A Chicago Tribune piece predicts that United’s bankruptcy will help drive down labor costs across the industry and places the blame for the industry’s current woes on a legacy inherited from the days of regulation.
- Many of the most onerous work-rule provisions date to the 1970s, when airlines had to fill only 55 percent of their seats to earn an 11.5 percent profit that was guaranteed by the Civil Aeronautics Board. As a result, there were few restrictions on the costs that the board allowed to be passed through to customers.
I’m a bit undecided about this thesis. On the one hand, little has changed in the way airlines relate to their workforces since the regulated era. Moreover, labor-management relations are still highly regulated by the Railway Labor Act.

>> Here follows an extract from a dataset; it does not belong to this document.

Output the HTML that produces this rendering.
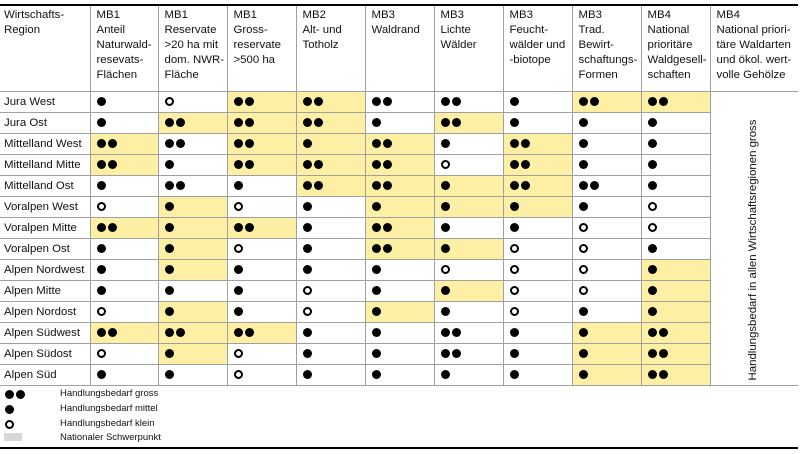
<!DOCTYPE html><html><head><meta charset="utf-8"><style>
body{margin:0;background:#fff;width:800px;height:454px;overflow:hidden;font-family:"Liberation Sans",sans-serif;font-size:11.4px;color:#111}
#top{position:absolute;left:0;top:4px;width:798px;height:2px;background:#000}
#bot{position:absolute;left:0;top:447px;width:798px;height:2px;background:#000}
table{position:absolute;left:0;top:6px;border-collapse:collapse;table-layout:fixed;width:798px}
td{border:1px solid #a0a0a0;padding:0 0 0 6px;height:20px;vertical-align:middle;white-space:nowrap;line-height:15px}
tr td:first-child{border-left:none;padding-left:4px}
tr td:last-child{border-right:none}
thead td{height:83px;vertical-align:top;padding-top:2px;border-top:none}
.y{background:#fdf0a4}
b{display:inline-block;vertical-align:middle;position:relative;width:9px;height:9px}
b.s{border-radius:50%;background:#000}
b.o{border-radius:50%;box-sizing:border-box;border:2.5px solid #000;background:#fff}
b.d{width:20px}
b.d:before,b.d:after{content:"";position:absolute;top:0;width:9px;height:9px;border-radius:50%;background:#000}
b.d:before{left:0}b.d:after{left:11px}
.rot{position:absolute;left:746px;top:114px;width:14px;height:271px}
.rot span{position:absolute;left:50%;top:50%;transform:translate(-50%,-50%) rotate(-90deg);white-space:nowrap;font-size:11.4px}
.lg{position:absolute;font-size:9.5px;left:60px}
.lk{position:absolute;left:5px}
</style></head><body>
<div id="top"></div>
<table>
<colgroup><col style="width:90px"><col style="width:68px"><col style="width:69px"><col style="width:69px"><col style="width:69px"><col style="width:69px"><col style="width:69px"><col style="width:69px"><col style="width:69px"><col style="width:69px"><col style="width:88px"></colgroup>
<thead><tr><td>Wirtschafts-<br>Region</td><td>MB1<br>Anteil<br>Naturwald-<br>resevats-<br>Flächen</td><td>MB1<br>Reservate<br>&gt;20 ha mit<br>dom. NWR-<br>Fläche</td><td>MB1<br>Gross-<br>reservate<br>&gt;500 ha</td><td>MB2<br>Alt- und<br>Totholz</td><td>MB3<br>Waldrand</td><td>MB3<br>Lichte<br>Wälder</td><td>MB3<br>Feucht-<br>wälder und<br>-biotope</td><td>MB3<br>Trad.<br>Bewirt-<br>schaftungs-<br>Formen</td><td>MB4<br>National<br>prioritäre<br>Waldgesell-<br>schaften</td><td>MB4<br>National priori-<br>täre Waldarten<br>und ökol. wert-<br>volle Gehölze</td></tr></thead>
<tbody>
<tr><td>Jura West</td><td><b class=s></b></td><td><b class=o></b></td><td class=y><b class=d></b></td><td class=y><b class=d></b></td><td><b class=d></b></td><td><b class=d></b></td><td><b class=s></b></td><td class=y><b class=d></b></td><td class=y><b class=d></b></td><td rowspan="14" style="border-bottom:1px solid #a0a0a0"></td></tr>
<tr><td>Jura Ost</td><td><b class=s></b></td><td class=y><b class=d></b></td><td class=y><b class=d></b></td><td class=y><b class=d></b></td><td><b class=s></b></td><td class=y><b class=d></b></td><td><b class=s></b></td><td><b class=s></b></td><td><b class=s></b></td></tr>
<tr><td>Mittelland West</td><td class=y><b class=d></b></td><td><b class=d></b></td><td class=y><b class=d></b></td><td class=y><b class=s></b></td><td class=y><b class=d></b></td><td><b class=s></b></td><td class=y><b class=d></b></td><td><b class=s></b></td><td><b class=s></b></td></tr>
<tr><td>Mittelland Mitte</td><td class=y><b class=d></b></td><td><b class=s></b></td><td class=y><b class=d></b></td><td class=y><b class=d></b></td><td class=y><b class=d></b></td><td><b class=o></b></td><td class=y><b class=d></b></td><td><b class=s></b></td><td><b class=s></b></td></tr>
<tr><td>Mittelland Ost</td><td><b class=s></b></td><td><b class=d></b></td><td><b class=s></b></td><td class=y><b class=d></b></td><td class=y><b class=d></b></td><td class=y><b class=s></b></td><td class=y><b class=d></b></td><td><b class=d></b></td><td><b class=s></b></td></tr>
<tr><td>Voralpen West</td><td><b class=o></b></td><td class=y><b class=s></b></td><td><b class=o></b></td><td><b class=s></b></td><td class=y><b class=s></b></td><td class=y><b class=s></b></td><td class=y><b class=s></b></td><td><b class=s></b></td><td><b class=o></b></td></tr>
<tr><td>Voralpen Mitte</td><td class=y><b class=d></b></td><td class=y><b class=s></b></td><td class=y><b class=d></b></td><td><b class=s></b></td><td class=y><b class=d></b></td><td><b class=s></b></td><td><b class=s></b></td><td><b class=o></b></td><td><b class=o></b></td></tr>
<tr><td>Voralpen Ost</td><td><b class=s></b></td><td class=y><b class=s></b></td><td><b class=o></b></td><td><b class=s></b></td><td class=y><b class=d></b></td><td class=y><b class=s></b></td><td><b class=o></b></td><td><b class=o></b></td><td><b class=s></b></td></tr>
<tr><td>Alpen Nordwest</td><td><b class=s></b></td><td class=y><b class=s></b></td><td><b class=s></b></td><td><b class=s></b></td><td><b class=s></b></td><td><b class=o></b></td><td><b class=o></b></td><td><b class=o></b></td><td class=y><b class=s></b></td></tr>
<tr><td>Alpen Mitte</td><td><b class=s></b></td><td><b class=s></b></td><td><b class=s></b></td><td><b class=o></b></td><td><b class=s></b></td><td class=y><b class=s></b></td><td><b class=o></b></td><td><b class=o></b></td><td class=y><b class=s></b></td></tr>
<tr><td>Alpen Nordost</td><td><b class=o></b></td><td class=y><b class=s></b></td><td><b class=s></b></td><td><b class=o></b></td><td class=y><b class=s></b></td><td><b class=s></b></td><td><b class=o></b></td><td><b class=s></b></td><td class=y><b class=s></b></td></tr>
<tr><td>Alpen Südwest</td><td class=y><b class=d></b></td><td class=y><b class=d></b></td><td class=y><b class=d></b></td><td><b class=s></b></td><td><b class=s></b></td><td><b class=d></b></td><td><b class=s></b></td><td class=y><b class=s></b></td><td class=y><b class=d></b></td></tr>
<tr><td>Alpen Südost</td><td><b class=o></b></td><td class=y><b class=s></b></td><td><b class=o></b></td><td><b class=s></b></td><td><b class=s></b></td><td><b class=d></b></td><td><b class=s></b></td><td class=y><b class=s></b></td><td class=y><b class=d></b></td></tr>
<tr><td>Alpen Süd</td><td><b class=s></b></td><td><b class=s></b></td><td><b class=o></b></td><td><b class=s></b></td><td><b class=s></b></td><td><b class=s></b></td><td><b class=s></b></td><td class=y><b class=s></b></td><td class=y><b class=d></b></td></tr>
</tbody></table>
<div class="rot"><span>Handlungsbedarf in allen Wirtschaftsregionen gross</span></div>
<b class="d lk" style="top:390px;position:absolute;width:20px"></b><div class="lg" style="top:388px">Handlungsbedarf gross</div>
<b class="s lk" style="top:405px;position:absolute"></b><div class="lg" style="top:403px">Handlungsbedarf mittel</div>
<b class="o lk" style="top:420px;position:absolute"></b><div class="lg" style="top:418px">Handlungsbedarf klein</div>
<div style="position:absolute;left:4px;top:433px;width:18px;height:8px;background:#d8d8d8"></div><div class="lg" style="top:432px">Nationaler Schwerpunkt</div>
<div id="bot"></div>
</body></html>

The federal government has also consistently gotten in the middle of airline labor disputes. On the other hand, it’s been nearly 25 years since deregulation. I’m not sure how much blame can be placed at the feet of the federal government.

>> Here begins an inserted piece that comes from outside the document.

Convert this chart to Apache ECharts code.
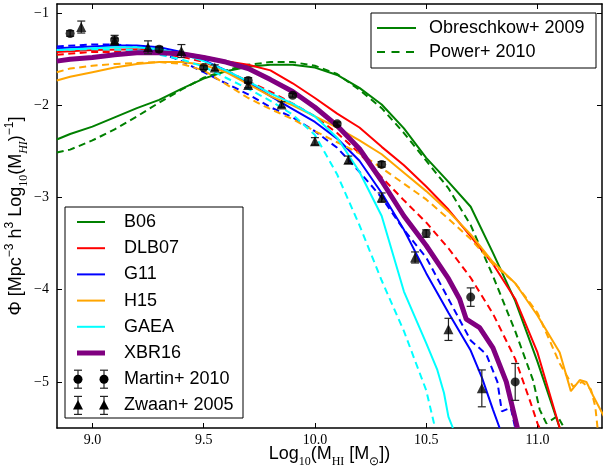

I think I’m inclined to place the blame more broadly: at the municipalities that control the airports, at the federal government which until this year classified air traffic control as a function which was “inherently governmental,” and excessive taxes on air travel.
All of this governmental foolishness shouldn’t overshadow one thing: that most of the major airlines have made incredibly bad business decisions that have destroyed billions of dollars in shareholder value. All of the government activity has come as very little surprise. Most of it, no matter how pernicious, is part of the operating background for the industry. If management didn’t think it could create value in that environment, it shouldn’t have continued to operate. Since airline management did continue, the blame ultimately falls at their own feet.